On Tuesday, U.S. President Donald Trump delivered a 42-minute address to the annual gathering of world leaders in the General Assembly of the United Nations. His past statements on the world body have been a mix of ignorance and hostility; his scripted address was described in a Guardian editorial as "bluster and belligerence." Another columnist noted that Trump's tone channeled past U.N. speeches by Nikita Khrushchev, Fidel Castro and Hugo Chavez more than any previous U.S. president.

In a speech on Sept. 5 to the neoconservative American Enterprise Institute, Trump's U.N. ambassador, Nikki Haley, alleged a number of grave breaches by Iran of matters that are quite extraneous to the nuclear deal. As noted by the staunch realist Stephen Walt of Harvard University, among others, her mendacious case was based on falsehoods, half-truths and innuendos. A day earlier, Haley said in the U.N. Security Council that North Korea is "begging for war." In his own U.N. speech.
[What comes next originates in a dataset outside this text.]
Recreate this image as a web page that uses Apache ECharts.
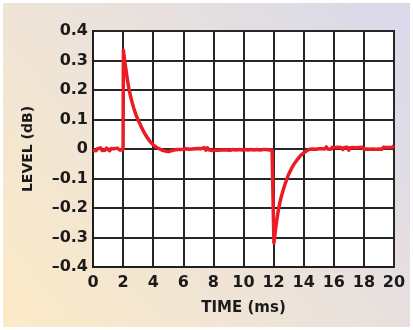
<!DOCTYPE html>
<html>
<head>
<meta charset="utf-8">
<script src="https://cdn.jsdelivr.net/npm/echarts@6/dist/echarts.min.js"></script>
<style>
  html, body { margin: 0; padding: 0; background: #fff; }
  #chart { width: 413px; height: 330px; }
</style>
</head>
<body>
<div id="chart"></div>
<script>
// level readings [time ms, level dB]
var baseBefore = [
  [0, -0.004], [0.1, 0.002], [0.2, -0.006], [0.3, 0.001], [0.4, -0.003], [0.5, 0.004],
  [0.6, -0.005], [0.7, 0.000], [0.8, -0.004], [0.9, 0.003], [1.0, -0.002], [1.1, -0.006],
  [1.2, 0.002], [1.3, -0.003], [1.4, 0.001], [1.5, -0.005], [1.6, 0.003], [1.7, -0.002],
  [1.8, -0.004], [1.9, 0.002], [2.0, -0.001]
];
var riseStep = [
  [2.02, 0.335], [2.1, 0.300], [2.2, 0.265], [2.3, 0.230], [2.4, 0.200], [2.5, 0.178],
  [2.6, 0.158], [2.7, 0.140], [2.8, 0.124], [2.9, 0.110], [3.0, 0.098], [3.2, 0.076],
  [3.4, 0.056], [3.6, 0.039], [3.8, 0.025], [4.0, 0.014], [4.2, 0.006], [4.4, 0.001],
  [4.6, -0.004], [4.8, -0.007], [5.0, -0.009], [5.2, -0.006]
];
var baseMiddle = [
  [5.4, -0.003], [5.5, -0.009], [5.6, -0.002], [5.7, -0.008], [5.8, -0.002], [5.9, -0.007],
  [6.0, -0.001], [6.1, -0.006], [6.2, 0.001], [6.3, -0.005], [6.4, -0.001], [6.5, -0.006],
  [6.6, 0.000], [6.7, -0.006], [6.8, 0.001], [6.9, -0.005], [7.0, 0.002], [7.1, -0.004],
  [7.2, 0.001], [7.3, -0.005], [7.4, 0.005], [7.5, -0.004], [7.6, 0.004], [7.7, -0.003],
  [7.8, 0.002], [7.9, -0.005], [8.0, 0.001], [8.1, -0.004], [8.2, 0.002], [8.3, -0.004],
  [8.4, 0.001], [8.5, -0.003], [8.6, 0.002], [8.7, -0.003], [8.8, 0.001], [8.9, -0.003],
  [9.0, 0.002], [9.1, -0.004], [9.2, 0.002], [9.3, -0.002], [9.4, 0.002], [9.5, -0.003],
  [9.6, 0.002], [9.7, -0.002], [9.8, 0.003], [9.9, -0.003], [10.0, 0.002], [10.1, -0.002],
  [10.2, 0.002], [10.3, -0.003], [10.4, 0.003], [10.5, -0.002], [10.6, 0.002], [10.7, -0.003],
  [10.8, 0.002], [10.9, -0.002], [11.0, 0.003], [11.1, -0.003], [11.2, 0.002], [11.3, -0.002],
  [11.4, 0.003], [11.5, -0.002], [11.6, 0.002], [11.7, -0.003], [11.8, 0.002], [11.9, -0.003],
  [12.0, 0.000]
];
var fallStep = [
  [12.02, -0.318], [12.1, -0.285], [12.2, -0.245], [12.3, -0.212], [12.4, -0.186],
  [12.5, -0.164], [12.6, -0.146], [12.7, -0.129], [12.8, -0.113], [12.9, -0.099],
  [13.0, -0.086], [13.2, -0.065], [13.4, -0.048], [13.6, -0.034], [13.8, -0.022],
  [14.0, -0.013], [14.2, -0.006], [14.4, -0.001]
];
var baseAfter = [
  [14.5, 0.005], [14.6, 0.000], [14.7, 0.006], [14.8, -0.001], [14.9, 0.005], [15.0, 0.001],
  [15.1, 0.007], [15.2, 0.001], [15.3, 0.006], [15.4, 0.000], [15.5, 0.007], [15.6, 0.000],
  [15.7, 0.005], [15.8, -0.001], [15.9, 0.006], [16.0, 0.000], [16.1, 0.005], [16.2, -0.001],
  [16.3, 0.006], [16.4, 0.001], [16.5, 0.005], [16.6, -0.002], [16.7, 0.005], [16.8, -0.001],
  [16.9, 0.006], [17.0, -0.004], [17.1, 0.004], [17.2, -0.001], [17.3, 0.005], [17.4, 0.000],
  [17.5, 0.004], [17.6, -0.001], [17.7, 0.005], [17.8, 0.000], [17.9, 0.006], [18.0, -0.001],
  [18.1, 0.004], [18.2, 0.000], [18.3, 0.006], [18.4, -0.001], [18.5, 0.005], [18.6, 0.000],
  [18.7, 0.006], [18.8, -0.001], [18.9, 0.005], [19.0, 0.000], [19.1, 0.005], [19.2, -0.001],
  [19.3, 0.006], [19.4, 0.000], [19.5, 0.005], [19.6, -0.001], [19.7, 0.005], [19.8, 0.002],
  [19.9, 0.006], [20.0, 0.011]
];
var xTicks = { min: 0, max: 20, step: 2 };
var yTicks = { min: -0.4, max: 0.4, step: 0.1 };

var trace = baseBefore.concat(riseStep, baseMiddle, fallStep, baseAfter);

var chart = echarts.init(document.getElementById('chart'));
var font = 'DejaVu Sans';
var ink = '#1c1a1a';

chart.setOption({
  animation: false,
  backgroundColor: {
    type: 'linear', x: 0, y: 1, x2: 1, y2: 0,
    colorStops: [
      { offset: 0, color: '#fdebc6' },
      { offset: 0.5, color: '#ebe2da' },
      { offset: 1, color: '#d9d8ec' }
    ]
  },
  graphic: [{   // thin white frame round the picture
    type: 'rect', silent: true, z: 100,
    shape: { x: 0, y: 0, width: 413, height: 330 },
    style: { fill: 'none', stroke: '#ffffff', lineWidth: 6 }
  }],
  grid: {
    left: 93, right: 19, top: 31, bottom: 63,
    show: true, backgroundColor: '#ffffff',
    borderColor: '#1e1e1e', borderWidth: 2
  },
  xAxis: {
    type: 'value',
    min: xTicks.min, max: xTicks.max, interval: xTicks.step,
    name: 'TIME (ms)', nameLocation: 'middle', nameGap: 34,
    nameTextStyle: { fontFamily: font, fontWeight: 'bold', fontSize: 15, color: ink },
    axisLine: { show: true, onZero: false, lineStyle: { color: '#1e1e1e', width: 2 } },
    axisTick: { show: false },
    splitLine: { show: true, lineStyle: { color: '#262626', width: 2 } },
    axisLabel: { fontFamily: font, fontWeight: 'bold', fontSize: 16, color: ink, margin: 8 }
  },
  yAxis: {
    type: 'value',
    min: yTicks.min, max: yTicks.max, interval: yTicks.step,
    name: 'LEVEL (dB)', nameLocation: 'middle', nameGap: 58,
    nameTextStyle: { fontFamily: font, fontWeight: 'bold', fontSize: 14, color: ink },
    axisLine: { show: true, onZero: false, lineStyle: { color: '#1e1e1e', width: 2 } },
    axisTick: { show: false },
    splitLine: { show: true, lineStyle: { color: '#262626', width: 2 } },
    axisLabel: {
      fontFamily: font, fontWeight: 'bold', fontSize: 16, color: ink, margin: 5,
      formatter: function (v) {
        var r = Math.round(v * 10) / 10;
        if (r === 0) return '0';
        return r < 0 ? '\u2013' + Math.abs(r).toFixed(1) : r.toFixed(1);
      }
    }
  },
  series: [{
    type: 'line',
    data: trace,
    showSymbol: false,
    lineStyle: { color: '#ed1c24', width: 3.5, join: 'round' },
    z: 5
  }]
});
</script>
</body>
</html>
Trump similarly connected the dots between the "reckless" and "rogue regimes" of Iran and North Korea "that violate every principle on which the United Nations is based."

Trump demonized Iran as "a corrupt dictatorship ... (and a) rogue state whose chief exports are violence, bloodshed and chaos." Reprising familiar attacks, he belittled the Joint Comprehensive Plan of Action (JCPOA) as "one of the worst and most one-sided transactions" that Washington has "ever entered into" and "an embarrassment to the United States." He insisted that "we cannot let a murderous regime continue these destabilizing activities while building dangerous missiles, and we cannot abide by an agreement if it provides cover for the eventual construction of a nuclear program." In his parallel universe, while he attacked Iran for exporting terrorism, Saudi Arabia was praised as a responsible ally in the war against terrorism and Islamist extremism.